With both Philadelphia and Phoenix forfeiting second round picks due to violations of the NBA's anti-tampering rules, this year's draft pool shrinks from 60 total picks to 58, meaning there are bound to be a couple of players that will slip through the cracks.

In this article, we'll dive deep into this mix of players to find three prospects who could thrive in the Raptors esteemed development system, and, given time, maybe even develop into legitimate contributors for the first team.

Antonio Reeves - Kentucky

There's a lot of buzz throughout NBA draft fields about the superstar potential of Rob Dillingham who, despite his outstanding scoring ability and great on-floor chemistry with Reed Sheppard, had only managed to start 1 of Kentucky's 32 games throughout the season.
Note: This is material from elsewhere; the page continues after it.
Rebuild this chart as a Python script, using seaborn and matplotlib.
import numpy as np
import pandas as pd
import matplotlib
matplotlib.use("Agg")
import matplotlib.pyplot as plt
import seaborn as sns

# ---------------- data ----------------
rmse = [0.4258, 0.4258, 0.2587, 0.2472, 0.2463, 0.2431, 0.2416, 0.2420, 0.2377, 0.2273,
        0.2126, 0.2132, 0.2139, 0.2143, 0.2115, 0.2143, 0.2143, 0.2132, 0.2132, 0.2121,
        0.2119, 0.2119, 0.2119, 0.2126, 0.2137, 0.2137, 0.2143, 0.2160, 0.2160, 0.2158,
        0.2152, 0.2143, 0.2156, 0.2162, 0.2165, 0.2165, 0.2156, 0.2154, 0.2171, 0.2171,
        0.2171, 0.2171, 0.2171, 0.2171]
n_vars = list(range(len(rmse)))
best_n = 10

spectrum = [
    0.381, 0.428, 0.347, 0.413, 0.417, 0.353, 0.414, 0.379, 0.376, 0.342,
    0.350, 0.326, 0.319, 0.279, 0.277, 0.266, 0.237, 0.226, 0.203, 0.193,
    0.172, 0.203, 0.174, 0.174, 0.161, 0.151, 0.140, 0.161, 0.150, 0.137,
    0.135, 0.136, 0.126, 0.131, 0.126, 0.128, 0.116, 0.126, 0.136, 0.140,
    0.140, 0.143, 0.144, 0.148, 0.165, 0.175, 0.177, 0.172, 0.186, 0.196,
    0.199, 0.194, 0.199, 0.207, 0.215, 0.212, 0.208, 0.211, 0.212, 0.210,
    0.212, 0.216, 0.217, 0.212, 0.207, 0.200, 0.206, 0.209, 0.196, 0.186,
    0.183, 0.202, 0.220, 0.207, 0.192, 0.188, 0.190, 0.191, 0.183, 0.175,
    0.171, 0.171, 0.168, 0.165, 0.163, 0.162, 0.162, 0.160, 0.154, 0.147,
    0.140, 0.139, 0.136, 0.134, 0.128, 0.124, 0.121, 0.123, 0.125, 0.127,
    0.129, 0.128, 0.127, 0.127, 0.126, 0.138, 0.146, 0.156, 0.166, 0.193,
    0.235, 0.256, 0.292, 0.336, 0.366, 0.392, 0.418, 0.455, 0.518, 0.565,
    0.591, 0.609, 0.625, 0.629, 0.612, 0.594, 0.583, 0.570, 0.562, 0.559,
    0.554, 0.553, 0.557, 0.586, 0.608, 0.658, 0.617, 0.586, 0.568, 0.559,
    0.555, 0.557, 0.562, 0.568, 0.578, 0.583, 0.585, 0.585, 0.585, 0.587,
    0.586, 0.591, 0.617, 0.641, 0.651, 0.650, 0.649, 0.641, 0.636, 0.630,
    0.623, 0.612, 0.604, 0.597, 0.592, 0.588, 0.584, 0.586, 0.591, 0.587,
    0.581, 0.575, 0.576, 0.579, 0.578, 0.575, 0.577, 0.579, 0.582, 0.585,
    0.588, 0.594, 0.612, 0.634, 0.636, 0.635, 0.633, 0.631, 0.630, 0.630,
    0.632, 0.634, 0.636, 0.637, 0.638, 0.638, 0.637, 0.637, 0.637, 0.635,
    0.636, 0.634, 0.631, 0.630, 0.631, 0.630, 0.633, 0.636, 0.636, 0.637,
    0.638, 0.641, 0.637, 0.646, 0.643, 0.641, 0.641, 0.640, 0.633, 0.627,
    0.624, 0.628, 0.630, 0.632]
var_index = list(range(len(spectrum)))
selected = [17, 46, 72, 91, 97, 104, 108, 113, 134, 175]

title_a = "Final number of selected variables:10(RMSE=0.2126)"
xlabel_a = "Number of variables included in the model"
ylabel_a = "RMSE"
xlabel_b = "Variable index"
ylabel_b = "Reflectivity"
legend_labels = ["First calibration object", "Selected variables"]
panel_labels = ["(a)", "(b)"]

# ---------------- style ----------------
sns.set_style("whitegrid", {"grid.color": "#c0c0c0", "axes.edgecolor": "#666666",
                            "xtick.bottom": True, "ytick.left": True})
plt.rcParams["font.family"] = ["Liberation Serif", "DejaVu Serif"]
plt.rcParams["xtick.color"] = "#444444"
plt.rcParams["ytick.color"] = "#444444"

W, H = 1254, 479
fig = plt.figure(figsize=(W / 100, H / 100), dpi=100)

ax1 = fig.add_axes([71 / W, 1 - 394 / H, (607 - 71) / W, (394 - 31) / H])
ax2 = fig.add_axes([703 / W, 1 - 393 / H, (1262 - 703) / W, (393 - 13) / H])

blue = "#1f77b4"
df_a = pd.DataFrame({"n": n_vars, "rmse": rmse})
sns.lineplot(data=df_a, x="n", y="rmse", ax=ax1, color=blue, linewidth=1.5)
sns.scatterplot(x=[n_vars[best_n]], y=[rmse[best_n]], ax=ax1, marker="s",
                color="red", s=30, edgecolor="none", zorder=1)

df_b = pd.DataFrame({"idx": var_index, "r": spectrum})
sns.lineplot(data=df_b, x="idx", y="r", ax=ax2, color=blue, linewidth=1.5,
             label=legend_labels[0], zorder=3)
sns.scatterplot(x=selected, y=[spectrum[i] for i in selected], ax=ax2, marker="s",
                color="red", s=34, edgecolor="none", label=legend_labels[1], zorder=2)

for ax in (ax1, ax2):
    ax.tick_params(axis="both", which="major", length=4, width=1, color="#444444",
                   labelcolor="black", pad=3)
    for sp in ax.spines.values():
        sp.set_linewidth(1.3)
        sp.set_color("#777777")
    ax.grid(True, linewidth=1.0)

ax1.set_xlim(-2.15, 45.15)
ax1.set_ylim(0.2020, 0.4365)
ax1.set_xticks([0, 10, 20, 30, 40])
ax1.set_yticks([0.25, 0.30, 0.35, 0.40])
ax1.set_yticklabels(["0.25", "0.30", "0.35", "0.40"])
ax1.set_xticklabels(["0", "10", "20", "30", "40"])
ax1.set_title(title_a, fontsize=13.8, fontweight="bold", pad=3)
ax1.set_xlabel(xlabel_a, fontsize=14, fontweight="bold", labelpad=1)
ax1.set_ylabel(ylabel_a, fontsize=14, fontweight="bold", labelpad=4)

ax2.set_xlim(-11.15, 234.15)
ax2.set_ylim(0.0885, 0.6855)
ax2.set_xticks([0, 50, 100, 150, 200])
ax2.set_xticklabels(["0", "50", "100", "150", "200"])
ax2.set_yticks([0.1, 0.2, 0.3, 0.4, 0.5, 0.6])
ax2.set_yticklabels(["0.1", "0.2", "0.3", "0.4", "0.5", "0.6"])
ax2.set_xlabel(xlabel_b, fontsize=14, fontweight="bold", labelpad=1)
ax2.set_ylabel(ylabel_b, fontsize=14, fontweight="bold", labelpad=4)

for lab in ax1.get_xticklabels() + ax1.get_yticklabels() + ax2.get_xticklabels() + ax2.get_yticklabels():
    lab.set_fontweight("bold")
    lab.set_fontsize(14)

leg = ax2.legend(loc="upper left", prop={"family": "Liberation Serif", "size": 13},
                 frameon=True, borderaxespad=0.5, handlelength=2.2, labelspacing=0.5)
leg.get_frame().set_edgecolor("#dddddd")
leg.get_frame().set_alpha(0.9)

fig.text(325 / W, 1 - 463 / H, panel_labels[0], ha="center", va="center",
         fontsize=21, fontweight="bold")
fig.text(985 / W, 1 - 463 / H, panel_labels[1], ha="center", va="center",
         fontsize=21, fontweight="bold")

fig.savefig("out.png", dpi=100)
The reason behind this decision has been the uber-consistent play of Kentucky's lead guard, Antonio Reeves.

In many respects, Reeves' game mirrors the skillset of Dillingham's. In his senior year, the 6'6" combo guard shot 44.7 percent from three on nearly 6 attempts per game. His ability to relocate when off the ball makes him a deadly catch-and-shoot threat, and his craftiness as a finisher helps to compensate for his lean frame.
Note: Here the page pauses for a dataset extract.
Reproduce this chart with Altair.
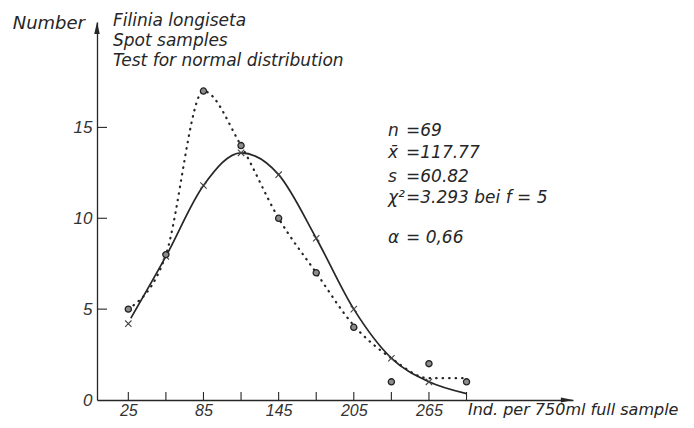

Apart from scoring, there's not a lot that sets Reeves apart from others. He's not a particularly great defender, carrying a -0.3 defensive box +/-, and despite the gravity he attracts on offense, his 1.6 assists per game indicate that he needs to mature as a facilitator.

In the NBA, everybody can score, so for most players securing a consistent spot in the rotation means doing all the little things, something that Reeves will likely need to do at a higher volume.

Still, Reeves' confidence as a scorer and his comfort as the leader on one of college basketball's most competitive programs shows promise for his future as a professional.